Schröter: Politik geht nicht entschlossen gegen Islamismus vor

Geht die Politik Ihrem Eindruck nach aktuell entschlossen gegen Islamismus in Deutschland vor?

Nein, tut die Politik nicht. Politiker halten Sonntagsreden, und ich habe den Eindruck, sie warten einfach, bis sich die Empörung wieder gelegt hat. Dann geht man wieder zur Tagesordnung über. Es wird versprochen, dass man jetzt vermehrt abschieben will. Aber jeder weiß, dass Abschiebungen in Deutschland nicht funktionieren, da es dafür zahlreiche Hinderungsgründe gibt. Insgesamt tut die Politik wenig, um das Problem anzugehen – und das, während jüdisches Leben in Deutschland so unsicher ist wie lange nicht mehr. Was man jetzt tun könnte, wäre den Zuzug von Menschen, deren Gesinnung man nicht kennt, zu verhindern. Ich würde mir auch ein beherzteres Vorgehen der Polizei bei den israelfeindlichen Protesten wünschen.

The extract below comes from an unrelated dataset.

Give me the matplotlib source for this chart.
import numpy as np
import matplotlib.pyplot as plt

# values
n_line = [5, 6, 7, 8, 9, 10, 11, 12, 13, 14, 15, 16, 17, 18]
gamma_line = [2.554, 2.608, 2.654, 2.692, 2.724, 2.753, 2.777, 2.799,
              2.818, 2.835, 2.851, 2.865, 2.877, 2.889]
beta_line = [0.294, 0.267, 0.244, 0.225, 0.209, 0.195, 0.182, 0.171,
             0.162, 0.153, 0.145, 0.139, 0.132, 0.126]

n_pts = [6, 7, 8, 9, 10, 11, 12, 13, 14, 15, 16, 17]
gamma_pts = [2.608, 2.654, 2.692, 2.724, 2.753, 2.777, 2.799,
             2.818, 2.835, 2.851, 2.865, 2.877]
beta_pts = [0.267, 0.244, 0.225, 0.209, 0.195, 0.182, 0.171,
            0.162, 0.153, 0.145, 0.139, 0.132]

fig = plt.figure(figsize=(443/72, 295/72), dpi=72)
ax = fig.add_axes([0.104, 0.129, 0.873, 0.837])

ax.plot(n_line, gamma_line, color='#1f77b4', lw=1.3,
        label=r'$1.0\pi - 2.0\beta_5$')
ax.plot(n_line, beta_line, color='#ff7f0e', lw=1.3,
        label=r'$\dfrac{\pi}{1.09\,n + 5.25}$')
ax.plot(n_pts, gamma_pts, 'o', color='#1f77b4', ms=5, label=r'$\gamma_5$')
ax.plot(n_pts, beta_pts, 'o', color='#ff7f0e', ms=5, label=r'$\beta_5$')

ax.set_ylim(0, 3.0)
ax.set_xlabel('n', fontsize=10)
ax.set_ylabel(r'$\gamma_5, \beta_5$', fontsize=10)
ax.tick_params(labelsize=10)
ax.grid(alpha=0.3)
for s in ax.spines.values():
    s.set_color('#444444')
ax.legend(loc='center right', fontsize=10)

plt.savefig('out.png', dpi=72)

In Berlin wurden einige solcher Proteste nach dem 7. Oktober verboten. Kritiker sagen, dadurch würde den Palästinensern in Deutschland der öffentliche Ausdruck ihrer Trauer und Wut verweigert.

Hier muss man unterscheiden: Ist es eine Demonstration, in der Palästinenser und Unterstützer ihre Perspektive auf die Straße bringen? Da habe ich gar nichts dagegen, auch wenn das mit einer sehr kritischen Haltung gegenüber Israel einhergeht. Das muss erlaubt sein. Antisemitismus darf aber nicht erlaubt sein.

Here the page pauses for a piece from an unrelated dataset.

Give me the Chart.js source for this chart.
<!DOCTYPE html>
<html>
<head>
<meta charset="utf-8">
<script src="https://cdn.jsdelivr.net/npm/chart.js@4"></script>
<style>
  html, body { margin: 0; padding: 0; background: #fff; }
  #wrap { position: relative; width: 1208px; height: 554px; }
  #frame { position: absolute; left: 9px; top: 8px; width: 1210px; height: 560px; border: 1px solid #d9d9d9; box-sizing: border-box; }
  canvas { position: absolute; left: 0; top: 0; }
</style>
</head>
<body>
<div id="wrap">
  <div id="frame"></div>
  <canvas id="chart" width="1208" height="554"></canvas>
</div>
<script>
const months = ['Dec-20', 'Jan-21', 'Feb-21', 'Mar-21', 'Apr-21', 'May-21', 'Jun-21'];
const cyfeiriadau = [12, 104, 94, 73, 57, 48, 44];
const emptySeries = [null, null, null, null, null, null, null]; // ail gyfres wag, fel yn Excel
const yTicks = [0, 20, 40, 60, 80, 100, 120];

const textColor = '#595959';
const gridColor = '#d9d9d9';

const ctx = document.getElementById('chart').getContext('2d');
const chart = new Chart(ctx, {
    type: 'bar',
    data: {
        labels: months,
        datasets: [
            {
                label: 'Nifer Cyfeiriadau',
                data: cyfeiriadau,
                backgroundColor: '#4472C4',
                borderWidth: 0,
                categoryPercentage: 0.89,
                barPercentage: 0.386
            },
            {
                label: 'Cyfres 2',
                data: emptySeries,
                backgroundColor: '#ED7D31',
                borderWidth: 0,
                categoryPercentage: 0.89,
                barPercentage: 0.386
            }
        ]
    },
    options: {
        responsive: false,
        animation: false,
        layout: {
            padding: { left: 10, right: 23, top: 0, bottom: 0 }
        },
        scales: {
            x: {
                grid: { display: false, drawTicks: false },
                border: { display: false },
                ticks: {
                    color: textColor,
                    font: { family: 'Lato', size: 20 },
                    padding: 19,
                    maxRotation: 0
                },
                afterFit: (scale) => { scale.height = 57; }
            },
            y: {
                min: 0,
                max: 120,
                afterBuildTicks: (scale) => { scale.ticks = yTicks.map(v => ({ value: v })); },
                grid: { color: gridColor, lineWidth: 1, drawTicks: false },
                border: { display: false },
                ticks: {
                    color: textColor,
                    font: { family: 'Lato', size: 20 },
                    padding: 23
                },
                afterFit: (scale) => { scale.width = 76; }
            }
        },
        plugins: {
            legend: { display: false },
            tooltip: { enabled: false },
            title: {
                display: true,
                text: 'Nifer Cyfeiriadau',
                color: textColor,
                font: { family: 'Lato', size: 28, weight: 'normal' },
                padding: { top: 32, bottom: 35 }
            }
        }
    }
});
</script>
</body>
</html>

Stehen Muslime unter Generalverdacht?

In der neu entbrannten Debatte über Islamismus und Migration besteht die Gefahr, dass Muslime schnell über einen Kamm geschoren und pauschal als Extremisten dargestellt werden. Was sagen Sie dazu?

Das ist der übliche Einwand, wenn es um Islamismus geht. Dann heißt es immer, Muslime würden unter Generalverdacht gestellt. Ich finde, das ist ein abenteuerliches Argument. Denn es geht nicht pauschal um Muslime, sondern um Islamisten. Die Differenzierung ist nicht schwer: Islamismus ist eine Form des Extremismus, genau wie der Rechts- oder Linksextremismus. Friedliebende Muslime, die die Demokratie nicht ablehnen, sind damit gar nicht gemeint. Es gibt viele religiöse Muslime, die Islamismus ablehnen. Ich würde mir aber wünschen, dass es noch mehr dieser Muslime ihre Stimme erheben würden.

Wie sollte das Islamismus-Problem langfristig angegangen werden kann?

Zuerst sollte man das Problem klar benennen und nicht sofort jede Kritik als antimuslimischen Rassismus denunzieren. Das ist in den vergangenen Jahren leider passiert. Eine echte Auseinandersetzung mit dem Islamismus und dem muslimischen Antisemitismus wurde so verhindert. Langfristig wäre es eine Aufgabe der Schulen, aber auch der politischen Bildung, für Aufklärung zu sorgen. Dort war Antisemitismus bisher etwas, was in der Vergangenheit stattfand oder nur im Bereich des Rechtsextremismus virulent ist. Wir müssen endlich anfangen, auch in der Bildung den Islamismus wie jeden anderen Extremismus zu behandeln.

Über die Gesprächspartnerin:

  • Susanne Schröter (Jahrgang 1957) hat unter anderem Anthropologie und Soziologie an der Johannes Gutenberg-Universität Mainz studiert und 1994 im Fach Ethnologie promoviert. Seit 2008 ist sie Professorin an der Johann Wolfgang Goethe-Universität Frankfurt am Main. Sie leitet das Frankfurter Forschungszentrums Globaler Islam. Einer breiteren Öffentlichkeit wurde Schröter durch islamkritische Bücher wie "Politischer Islam: Stresstest für Deutschland" oder "Allahs Karawane: Eine Reise durch das islamische Multiversum" bekannt.